* **DATA SHOWN**
======

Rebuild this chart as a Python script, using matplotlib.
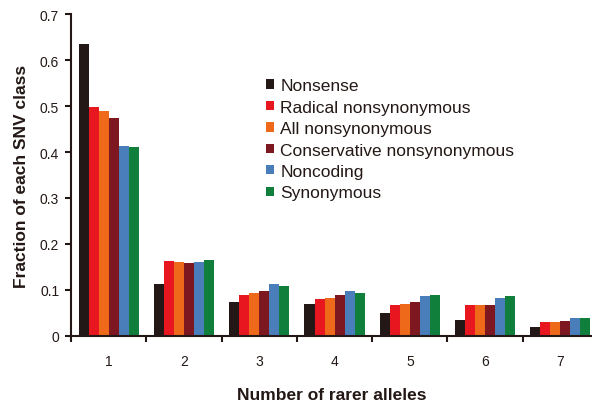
import numpy as np
import matplotlib
matplotlib.use("Agg")
import matplotlib.pyplot as plt

plt.rcParams["font.family"] = ["Liberation Sans", "DejaVu Sans"]

# data
alleles = ["1", "2", "3", "4", "5", "6", "7"]
series = ["Nonsense", "Radical nonsynonymous", "All nonsynonymous",
          "Conservative nonsynonymous", "Noncoding", "Synonymous"]
nonsense     = [0.635, 0.113, 0.073, 0.069, 0.050, 0.034, 0.020]
radical      = [0.497, 0.162, 0.090, 0.080, 0.067, 0.067, 0.030]
all_nonsyn   = [0.490, 0.160, 0.093, 0.083, 0.070, 0.067, 0.030]
conservative = [0.473, 0.159, 0.098, 0.090, 0.073, 0.068, 0.032]
noncoding    = [0.413, 0.161, 0.112, 0.097, 0.087, 0.083, 0.040]
synonymous   = [0.410, 0.166, 0.109, 0.093, 0.089, 0.088, 0.039]
values = [nonsense, radical, all_nonsyn, conservative, noncoding, synonymous]
colors = ["#231815", "#E8161F", "#EE6A1A", "#7D1820", "#4A7EBB", "#0F7F3B"]
ink = "#231815"

fig = plt.figure(figsize=(5.92, 4.06), dpi=100)
ax = fig.add_axes([0.12, 0.170, 0.88, 0.793])

x = np.arange(1, len(alleles) + 1)
w = 0.133
for i, (name, vals, c) in enumerate(zip(series, values, colors)):
    ax.bar(x + (i - 2.5) * w, vals, width=w, color=c, label=name, linewidth=0)

ax.set_xlim(0.5, 7.42)
ax.set_ylim(0, 0.7)
ax.set_yticks(np.arange(0, 0.71, 0.1))
ax.set_yticklabels(["0", "0.1", "0.2", "0.3", "0.4", "0.5", "0.6", "0.7"])

# group boundaries get the tick marks, labels sit in the middle
ax.set_xticks(np.arange(0.5, 7.5, 1.0))
ax.set_xticklabels([])
ax.set_xticks(x, minor=True)
ax.set_xticklabels(alleles, minor=True)
ax.tick_params(axis="x", which="minor", length=0, pad=13, labelsize=10, colors=ink)
ax.tick_params(axis="x", which="major", length=4, width=1.5, direction="out", color=ink)
ax.tick_params(axis="y", length=4, width=1.5, direction="out", labelsize=10, pad=4.5,
               color=ink, labelcolor=ink)

for s in ["top", "right"]:
    ax.spines[s].set_visible(False)
for s in ["left", "bottom"]:
    ax.spines[s].set_linewidth(1.5)
    ax.spines[s].set_color(ink)

ax.set_xlabel("Number of rarer alleles", fontsize=12.5, fontweight="bold", labelpad=14,
              color=ink)
ax.set_ylabel("Fraction of each SNV class", fontsize=12.5, fontweight="bold", color=ink)
ax.yaxis.set_label_coords(-0.081, 0.5)

ax.legend(loc="upper left", bbox_to_anchor=(0.345, 0.849), frameon=False, fontsize=12.5,
          handlelength=0.45, handleheight=0.45, handletextpad=0.35, labelspacing=0.37,
          labelcolor=ink)

fig.savefig("out.png", dpi=100)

======

* **INSTRUCTIONS FOR THE TASK**
Repeat the lines of the listing above verbatim, beginning at its first line and ending at the line containing "ax.spines[s].set_color(ink)", which is included. Omit pictures.

* **SOLUTION BELOW**
Rebuild this chart as a Python script, using matplotlib.
import numpy as np
import matplotlib
matplotlib.use("Agg")
import matplotlib.pyplot as plt

plt.rcParams["font.family"] = ["Liberation Sans", "DejaVu Sans"]

# data
alleles = ["1", "2", "3", "4", "5", "6", "7"]
series = ["Nonsense", "Radical nonsynonymous", "All nonsynonymous",
          "Conservative nonsynonymous", "Noncoding", "Synonymous"]
nonsense     = [0.635, 0.113, 0.073, 0.069, 0.050, 0.034, 0.020]
radical      = [0.497, 0.162, 0.090, 0.080, 0.067, 0.067, 0.030]
all_nonsyn   = [0.490, 0.160, 0.093, 0.083, 0.070, 0.067, 0.030]
conservative = [0.473, 0.159, 0.098, 0.090, 0.073, 0.068, 0.032]
noncoding    = [0.413, 0.161, 0.112, 0.097, 0.087, 0.083, 0.040]
synonymous   = [0.410, 0.166, 0.109, 0.093, 0.089, 0.088, 0.039]
values = [nonsense, radical, all_nonsyn, conservative, noncoding, synonymous]
colors = ["#231815", "#E8161F", "#EE6A1A", "#7D1820", "#4A7EBB", "#0F7F3B"]
ink = "#231815"

fig = plt.figure(figsize=(5.92, 4.06), dpi=100)
ax = fig.add_axes([0.12, 0.170, 0.88, 0.793])

x = np.arange(1, len(alleles) + 1)
w = 0.133
for i, (name, vals, c) in enumerate(zip(series, values, colors)):
    ax.bar(x + (i - 2.5) * w, vals, width=w, color=c, label=name, linewidth=0)

ax.set_xlim(0.5, 7.42)
ax.set_ylim(0, 0.7)
ax.set_yticks(np.arange(0, 0.71, 0.1))
ax.set_yticklabels(["0", "0.1", "0.2", "0.3", "0.4", "0.5", "0.6", "0.7"])

# group boundaries get the tick marks, labels sit in the middle
ax.set_xticks(np.arange(0.5, 7.5, 1.0))
ax.set_xticklabels([])
ax.set_xticks(x, minor=True)
ax.set_xticklabels(alleles, minor=True)
ax.tick_params(axis="x", which="minor", length=0, pad=13, labelsize=10, colors=ink)
ax.tick_params(axis="x", which="major", length=4, width=1.5, direction="out", color=ink)
ax.tick_params(axis="y", length=4, width=1.5, direction="out", labelsize=10, pad=4.5,
               color=ink, labelcolor=ink)

for s in ["top", "right"]:
    ax.spines[s].set_visible(False)
for s in ["left", "bottom"]:
    ax.spines[s].set_linewidth(1.5)
    ax.spines[s].set_color(ink)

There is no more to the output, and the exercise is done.